GIVEN DATA ▸
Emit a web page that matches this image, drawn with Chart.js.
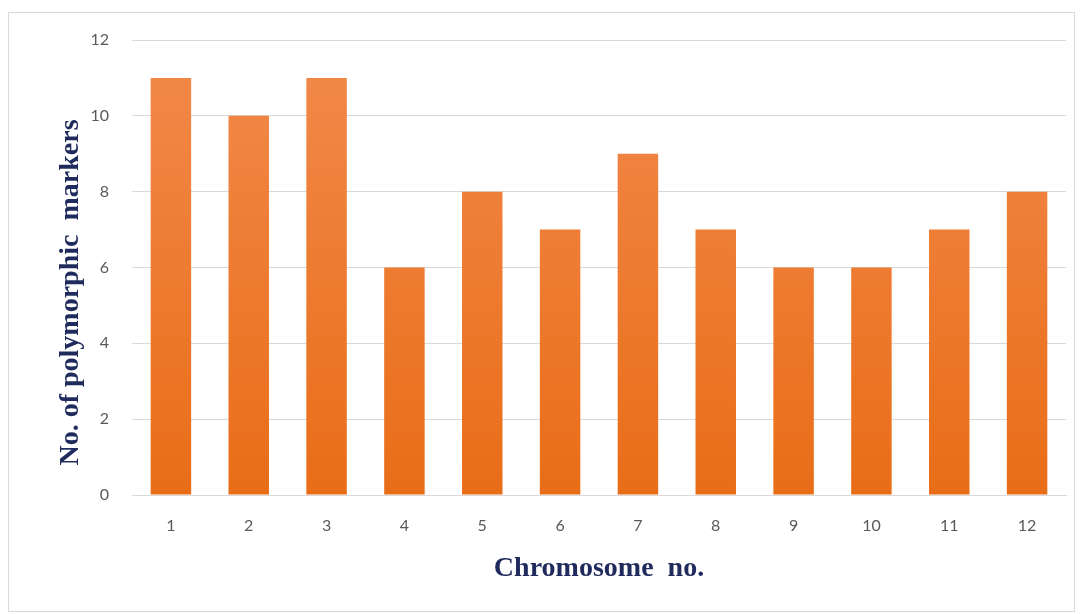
<!DOCTYPE html>
<html>
<head>
<meta charset="utf-8">
<script src="https://cdn.jsdelivr.net/npm/chart.js@4/dist/chart.umd.min.js"></script>
<style>
  html, body { margin: 0; padding: 0; background: #fff; }
  #frame { position: absolute; left: 8px; top: 12px; width: 1067px; height: 600px; border: 1px solid #d9d9d9; box-sizing: border-box; }
  #wrap { position: absolute; left: 0; top: 0; width: 1081px; height: 614px; }
</style>
</head>
<body>
<div id="frame"></div>
<div id="wrap"><canvas id="chart"></canvas></div>
<script>
// chromosome numbers and polymorphic marker counts
const chromosomes = ["1", "2", "3", "4", "5", "6", "7", "8", "9", "10", "11", "12"];
const markers = [11, 10, 11, 6, 8, 7, 9, 7, 6, 6, 7, 8];
const yTicks = [0, 2, 4, 6, 8, 10, 12];
const yTitle = "No. of polymorphic  markers";

const ctx = document.getElementById("chart").getContext("2d");

function barGradient(context) {
    const chart = context.chart;
    const area = chart.chartArea;
    if (!area) return "#ee7a33";
    const g = chart.ctx.createLinearGradient(0, area.top, 0, area.bottom);
    g.addColorStop(0, "#f28a4c");
    g.addColorStop(1, "#e96d17");
    return g;
}

// y title sits a bit below the plot centre in the original, so draw it by hand
const yTitlePlugin = {
    id: "yTitle",
    afterDraw(chart) {
        const c = chart.ctx;
        const mid = (chart.chartArea.top + chart.chartArea.bottom) / 2 + 25;
        c.save();
        c.translate(71, mid);
        c.rotate(-Math.PI / 2);
        c.font = "bold 28px 'Liberation Serif'";
        c.fillStyle = "#1f2b5c";
        c.textAlign = "center";
        c.textBaseline = "middle";
        c.fillText(yTitle, 0, 0);
        c.restore();
    },
};

new Chart(ctx, {
    type: "bar",
    data: {
        labels: chromosomes,
        datasets: [{
            data: markers,
            backgroundColor: barGradient,
            borderWidth: 0,
            barPercentage: 0.52,
            categoryPercentage: 1.0,
        }],
    },
    plugins: [yTitlePlugin],
    options: {
        responsive: true,
        maintainAspectRatio: false,
        animation: false,
        layout: { padding: { left: 0, right: 15, top: 40, bottom: 0 } },
        plugins: { legend: { display: false }, tooltip: { enabled: false } },
        scales: {
            x: {
                grid: { display: false },
                border: { color: "#d9d9d9" },
                ticks: { color: "#595959", font: { family: "Lato", size: 16 }, padding: 13 },
                title: {
                    display: true,
                    text: "Chromosome  no.",
                    color: "#1f2b5c",
                    font: { family: "Liberation Serif", size: 28, weight: "bold" },
                    padding: { top: 0, bottom: 28 },
                },
                afterFit: (scale) => { scale.height = 119; },
            },
            y: {
                min: 0,
                max: 12,
                afterBuildTicks: (scale) => { scale.ticks = yTicks.map(v => ({ value: v })); },
                grid: { color: "#d9d9d9", drawTicks: false },
                border: { display: false },
                ticks: { color: "#595959", font: { family: "Lato", size: 16 }, padding: 23 },
                afterFit: (scale) => { scale.width = 132; },
            },
        },
    },
});
</script>
</body>
</html>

TO BE DONE ▸ Reproduce every line precisely as given, omitting all pictures.

FINISHED EXERCISE ▸
Emit a web page that matches this image, drawn with Chart.js.
<!DOCTYPE html>
<html>
<head>
<meta charset="utf-8">
<script src="https://cdn.jsdelivr.net/npm/chart.js@4/dist/chart.umd.min.js"></script>
<style>
  html, body { margin: 0; padding: 0; background: #fff; }
  #frame { position: absolute; left: 8px; top: 12px; width: 1067px; height: 600px; border: 1px solid #d9d9d9; box-sizing: border-box; }
  #wrap { position: absolute; left: 0; top: 0; width: 1081px; height: 614px; }
</style>
</head>
<body>
<div id="frame"></div>
<div id="wrap"><canvas id="chart"></canvas></div>
<script>
// chromosome numbers and polymorphic marker counts
const chromosomes = ["1", "2", "3", "4", "5", "6", "7", "8", "9", "10", "11", "12"];
const markers = [11, 10, 11, 6, 8, 7, 9, 7, 6, 6, 7, 8];
const yTicks = [0, 2, 4, 6, 8, 10, 12];
const yTitle = "No. of polymorphic  markers";

const ctx = document.getElementById("chart").getContext("2d");

function barGradient(context) {
    const chart = context.chart;
    const area = chart.chartArea;
    if (!area) return "#ee7a33";
    const g = chart.ctx.createLinearGradient(0, area.top, 0, area.bottom);
    g.addColorStop(0, "#f28a4c");
    g.addColorStop(1, "#e96d17");
    return g;
}

// y title sits a bit below the plot centre in the original, so draw it by hand
const yTitlePlugin = {
    id: "yTitle",
    afterDraw(chart) {
        const c = chart.ctx;
        const mid = (chart.chartArea.top + chart.chartArea.bottom) / 2 + 25;
        c.save();
        c.translate(71, mid);
        c.rotate(-Math.PI / 2);
        c.font = "bold 28px 'Liberation Serif'";
        c.fillStyle = "#1f2b5c";
        c.textAlign = "center";
        c.textBaseline = "middle";
        c.fillText(yTitle, 0, 0);
        c.restore();
    },
};

new Chart(ctx, {
    type: "bar",
    data: {
        labels: chromosomes,
        datasets: [{
            data: markers,
            backgroundColor: barGradient,
            borderWidth: 0,
            barPercentage: 0.52,
            categoryPercentage: 1.0,
        }],
    },
    plugins: [yTitlePlugin],
    options: {
        responsive: true,
        maintainAspectRatio: false,
        animation: false,
        layout: { padding: { left: 0, right: 15, top: 40, bottom: 0 } },
        plugins: { legend: { display: false }, tooltip: { enabled: false } },
        scales: {
            x: {
                grid: { display: false },
                border: { color: "#d9d9d9" },
                ticks: { color: "#595959", font: { family: "Lato", size: 16 }, padding: 13 },
                title: {
                    display: true,
                    text: "Chromosome  no.",
                    color: "#1f2b5c",
                    font: { family: "Liberation Serif", size: 28, weight: "bold" },
                    padding: { top: 0, bottom: 28 },
                },
                afterFit: (scale) => { scale.height = 119; },
            },
            y: {
                min: 0,
                max: 12,
                afterBuildTicks: (scale) => { scale.ticks = yTicks.map(v => ({ value: v })); },
                grid: { color: "#d9d9d9", drawTicks: false },
                border: { display: false },
                ticks: { color: "#595959", font: { family: "Lato", size: 16 }, padding: 23 },
                afterFit: (scale) => { scale.width = 132; },
            },
        },
    },
});
</script>
</body>
</html>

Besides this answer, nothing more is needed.